Mengecualikan dengan sesuatu yang belum jelas (mubham) dan dijanjikan penyebutaannya adalah agar membuat kita penasaran dan mau bersungguh-sungguh untuk mengetahuinya. Maka penyebutnya terdapat di dalam ayat ketiganya, yaitu bahwa yang diharamkan itu adalah bangkai, darah, daging babi dan yang disembelih untuk selain Allah, dengan memberi perincian kondisi saat ia menjadi bangkai. Dan ini yang harus dijaga oleh seorang mu’min sebagai komitmen atas janjinya kepada Allah, yaitu menjauhi makanan-makanan yang diharamkan.

“Dengan tidak menghalalkan hewan buruan ketika kalian sedang ihram”

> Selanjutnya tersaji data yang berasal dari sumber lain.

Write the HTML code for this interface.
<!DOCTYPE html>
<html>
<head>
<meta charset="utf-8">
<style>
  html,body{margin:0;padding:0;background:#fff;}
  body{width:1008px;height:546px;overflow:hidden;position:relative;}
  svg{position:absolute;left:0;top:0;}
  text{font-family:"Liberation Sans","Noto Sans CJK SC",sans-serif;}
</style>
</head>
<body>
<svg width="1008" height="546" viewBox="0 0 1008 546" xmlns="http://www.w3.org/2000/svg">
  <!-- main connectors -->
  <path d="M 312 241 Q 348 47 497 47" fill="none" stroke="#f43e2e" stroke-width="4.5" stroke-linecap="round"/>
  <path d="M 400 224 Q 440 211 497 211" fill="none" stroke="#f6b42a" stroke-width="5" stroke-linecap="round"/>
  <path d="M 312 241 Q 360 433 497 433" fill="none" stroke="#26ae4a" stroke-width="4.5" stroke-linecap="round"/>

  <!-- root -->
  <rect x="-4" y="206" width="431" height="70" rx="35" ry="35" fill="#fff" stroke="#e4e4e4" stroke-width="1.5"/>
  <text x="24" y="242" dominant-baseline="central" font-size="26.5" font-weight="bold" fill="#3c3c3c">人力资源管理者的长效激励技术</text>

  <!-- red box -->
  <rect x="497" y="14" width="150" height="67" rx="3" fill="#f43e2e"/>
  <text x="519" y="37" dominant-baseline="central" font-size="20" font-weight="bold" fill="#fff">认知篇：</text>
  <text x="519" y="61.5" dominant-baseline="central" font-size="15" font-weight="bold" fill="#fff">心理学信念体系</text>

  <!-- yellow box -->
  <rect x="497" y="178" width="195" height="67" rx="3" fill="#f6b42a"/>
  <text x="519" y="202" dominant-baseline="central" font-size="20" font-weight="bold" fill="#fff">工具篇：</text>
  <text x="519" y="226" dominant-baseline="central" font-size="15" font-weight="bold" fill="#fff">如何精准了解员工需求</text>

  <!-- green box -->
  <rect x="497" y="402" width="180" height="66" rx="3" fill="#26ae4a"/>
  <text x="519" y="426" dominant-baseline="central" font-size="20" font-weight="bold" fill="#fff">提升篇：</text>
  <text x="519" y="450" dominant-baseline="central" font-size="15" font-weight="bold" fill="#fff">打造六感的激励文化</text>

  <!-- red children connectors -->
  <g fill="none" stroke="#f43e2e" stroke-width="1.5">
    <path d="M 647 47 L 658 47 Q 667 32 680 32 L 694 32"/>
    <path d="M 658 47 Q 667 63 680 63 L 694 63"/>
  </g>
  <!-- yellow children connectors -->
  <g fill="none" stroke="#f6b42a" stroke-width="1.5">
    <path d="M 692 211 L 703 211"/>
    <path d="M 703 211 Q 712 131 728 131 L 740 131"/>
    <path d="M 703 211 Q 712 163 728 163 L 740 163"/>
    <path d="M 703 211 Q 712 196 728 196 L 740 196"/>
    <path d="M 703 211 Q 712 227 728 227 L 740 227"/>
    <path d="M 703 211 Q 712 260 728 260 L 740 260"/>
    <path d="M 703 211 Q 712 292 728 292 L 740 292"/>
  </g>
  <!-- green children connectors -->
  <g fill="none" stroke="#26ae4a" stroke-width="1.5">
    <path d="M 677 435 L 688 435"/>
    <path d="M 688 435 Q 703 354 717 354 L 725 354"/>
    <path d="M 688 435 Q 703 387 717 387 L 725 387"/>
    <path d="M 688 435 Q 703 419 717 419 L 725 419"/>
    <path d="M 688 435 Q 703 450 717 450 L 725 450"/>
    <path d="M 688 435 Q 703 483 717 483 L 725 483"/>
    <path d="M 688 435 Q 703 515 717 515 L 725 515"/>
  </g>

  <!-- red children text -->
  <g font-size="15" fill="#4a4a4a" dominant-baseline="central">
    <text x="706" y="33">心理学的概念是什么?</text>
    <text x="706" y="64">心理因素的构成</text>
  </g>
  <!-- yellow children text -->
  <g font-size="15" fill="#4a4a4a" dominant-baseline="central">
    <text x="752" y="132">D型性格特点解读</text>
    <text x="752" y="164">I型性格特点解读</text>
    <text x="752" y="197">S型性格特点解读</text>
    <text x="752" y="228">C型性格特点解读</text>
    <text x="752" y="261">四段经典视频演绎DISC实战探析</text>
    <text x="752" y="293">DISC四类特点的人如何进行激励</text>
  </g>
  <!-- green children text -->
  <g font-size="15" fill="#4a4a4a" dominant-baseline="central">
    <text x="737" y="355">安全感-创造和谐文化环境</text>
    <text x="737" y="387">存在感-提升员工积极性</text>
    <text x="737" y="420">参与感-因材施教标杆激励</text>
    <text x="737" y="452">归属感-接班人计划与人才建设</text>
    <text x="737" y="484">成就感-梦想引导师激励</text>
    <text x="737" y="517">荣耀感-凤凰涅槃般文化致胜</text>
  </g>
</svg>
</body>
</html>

Yang diharamkan berikutnya adalah binatang buruan saat sedang melakukan ihram. Kata “hurum” adalah jama dari “harom”. Maknanya mencakup dua hal, yaitu saat sedang ihram (berada dalam keadaan ihram dalam rangkaian ibadah haji dengan mengenakan pakaian ihram). Dan saat sedang berada di tanah haram. Hewan buruan di sini maksudnya adalah hewan buruan darat, sedangkan hewan buruan laut dihalalkan saat sedang ihram secara tegas dalam ayat berikutnya. Juga hewan-hewan yang membahayakan (disebut hewan yang fasik) seperti elang, gagak, kalajengking, tikus dan anjing galak.

Sesungguhnya Allah menetapkan hukum sesuai dengan apa yang Dia kehendaki”

Ini sebagai penegasan, bahwa Allahlah satu-satunya yang berkuasa menetapkan hukum sesuai kehandak-Nya, tak ada satu pun makhluk yang mampu menghalangi ketetapan-Nya.